After a flurry of activity by Canada’s banks, last week didn’t produce any surprise. It was a quiet week for Canadian Dividend All-Stars and this week there are only a few scheduled to report earnings. Of those however, there is one that is expected to announce a dividend increase. With nothing to recap from last week, let’s jump right into what to expect this coming week. Of note, all figures are in Canadian dollars unless otherwise noted.
Andrew Peller Ltd (OTC:ADWPF)[TSX:ADW.UN]
- Current Streak: 13 years
- Current Yield: 1.54%
- Earnings: Wednesday, June 12
What can investors expect: Andrew Peller is one of only two All-Stars in the alcoholic beverages industry. It produces and markets wine and spirits, and its products are available worldwide. It also owns and operates over 100 independent retail locations under The Wine Shop, Wine Country Vinters and Wine Country Merchants brands. The company has a robust 13-year dividend growth streak and usually announces a dividend raise along with fourth quarter and year-end results.

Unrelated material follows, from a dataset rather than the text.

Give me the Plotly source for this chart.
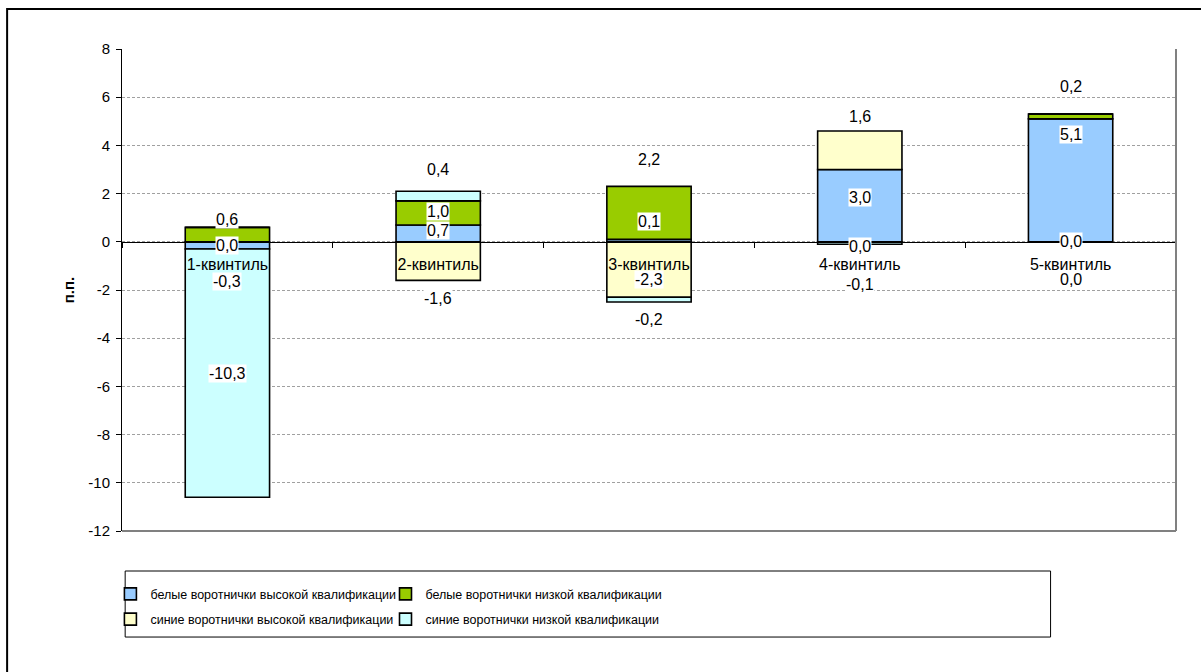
import plotly.graph_objects as go

categories = ["1-квинтиль", "2-квинтиль", "3-квинтиль", "4-квинтиль", "5-квинтиль"]
series_names = [
    "белые воротнички высокой квалификации",
    "белые воротнички низкой квалификации",
    "синие воротнички высокой квалификации",
    "синие воротнички низкой квалификации",
]
white_high = [-0.3, 0.7, 0.1, 3.0, 5.1]
white_low = [0.6, 1.0, 2.2, 0.0, 0.2]
blue_high = [0.0, -1.6, -2.3, 1.6, 0.0]
blue_low = [-10.3, 0.4, -0.2, -0.1, 0.0]
series_values = [white_high, white_low, blue_high, blue_low]
colors = ["#99CCFF", "#99CC00", "#FFFFCC", "#CCFFFF"]
y_tick_vals = [8, 6, 4, 2, 0, -2, -4, -6, -8, -10, -12]
y_tick_text = ["8", "6", "4", "2", "0", "-2", "-4", "-6", "-8", "-10", "-12"]
# manual label displacement (px) as in the original chart
label_shift = [
    [-36, 3, 19, 8, 46],
    [15, 1, 53, -5, 30],
    [-4, -37, -10, 34, 0],
    [0, 27, -20, -41, -38],
]

FONT = "Liberation Sans, Arial, sans-serif"

fig = go.Figure()
for i, (name, vals) in enumerate(zip(series_names, series_values)):
    fig.add_trace(go.Bar(
        x=categories, y=vals, name=name,
        marker=dict(color=colors[i], line=dict(color="black", width=1.6)),
        width=0.4,
        legend="legend" if i in (0, 2) else "legend2",
        legendgroup=f"g{i}",
        hoverinfo="skip",
    ))

# compute stacked segment centres for labels (relative stacking)
pos = [0.0] * len(categories)
neg = [0.0] * len(categories)
annotations = []
for i, vals in enumerate(series_values):
    for j, v in enumerate(vals):
        if v > 0:
            c = pos[j] + v / 2
            pos[j] += v
        elif v < 0:
            c = neg[j] + v / 2
            neg[j] += v
        else:
            c = 0.0
        annotations.append(dict(
            x=categories[j], y=c, xref="x", yref="y",
            text=f"{v:.1f}".replace(".", ","),
            showarrow=False, yshift=label_shift[i][j],
            bgcolor="white", borderpad=0,
            font=dict(family=FONT, size=16, color="black"),
        ))

shapes = [
    # outer frame
    dict(type="rect", xref="paper", yref="paper", x0=-0.109, x1=1.3, y0=-0.6, y1=1.083,
         line=dict(color="black", width=2), layer="below"),
    # plot area right/bottom border
    dict(type="line", xref="paper", yref="paper", x0=1, x1=1, y0=0, y1=1,
         line=dict(color="#808080", width=2)),
    dict(type="line", xref="paper", yref="paper", x0=0, x1=1, y0=0, y1=0,
         line=dict(color="#808080", width=2)),
    # legend box
    dict(type="rect", xref="paper", yref="paper", x0=0.003, x1=0.881, y0=-0.22, y1=-0.083,
         line=dict(color="black", width=1)),
]

fig.update_layout(
    width=1201, height=672,
    margin=dict(l=122, r=25, t=49, b=141),
    paper_bgcolor="white", plot_bgcolor="white",
    barmode="relative",
    bargap=0.6,
    font=dict(family=FONT, size=15, color="black"),
    xaxis=dict(
        anchor="free", position=0.6,
        showline=True, linecolor="black", linewidth=1,
        ticks="outside", ticklen=5, tickcolor="black", tickson="boundaries",
        tickfont=dict(size=16), showgrid=False, zeroline=False,
        ticklabelstandoff=8,
    ),
    yaxis=dict(
        range=[-12, 8], tickvals=y_tick_vals, ticktext=y_tick_text,
        showline=True, linecolor="black", linewidth=1,
        ticks="outside", ticklen=5, tickcolor="black",
        showgrid=True, gridcolor="#a0a0a0", griddash="3px,2px", gridwidth=1,
        zeroline=False, ticklabelstandoff=3,
        tickfont=dict(size=15),
        title=dict(text="<b>п.п.</b>", font=dict(size=15), standoff=10),
    ),
    showlegend=True,
    legend=dict(x=-0.011, y=-0.1, xanchor="left", yanchor="top",
                orientation="v", tracegroupgap=6, traceorder="grouped",
                font=dict(size=12.5), bgcolor="rgba(0,0,0,0)"),
    legend2=dict(x=0.25, y=-0.1, xanchor="left", yanchor="top",
                 orientation="v", tracegroupgap=6, traceorder="grouped",
                 font=dict(size=12.5), bgcolor="rgba(0,0,0,0)"),
    annotations=annotations,
    shapes=shapes,
)

fig.write_html("out.html")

Andrew Peller is one of the few All-Stars whose dividend growth rate is on the rise. Over the past 10, 5 and 3-year time frames, its average growth rate has been on a steady upwards trend. Last year, the company raised dividends by 13.89%, the highest in its history.
Is another double-digit raise in the cards? It is quite possible. The company has a low yield and its payout ratio is a respectable 33%. I do caution however, that although sales are up approximately 6% through the first nine-months of the year, net earnings have dropped considerably (-10%).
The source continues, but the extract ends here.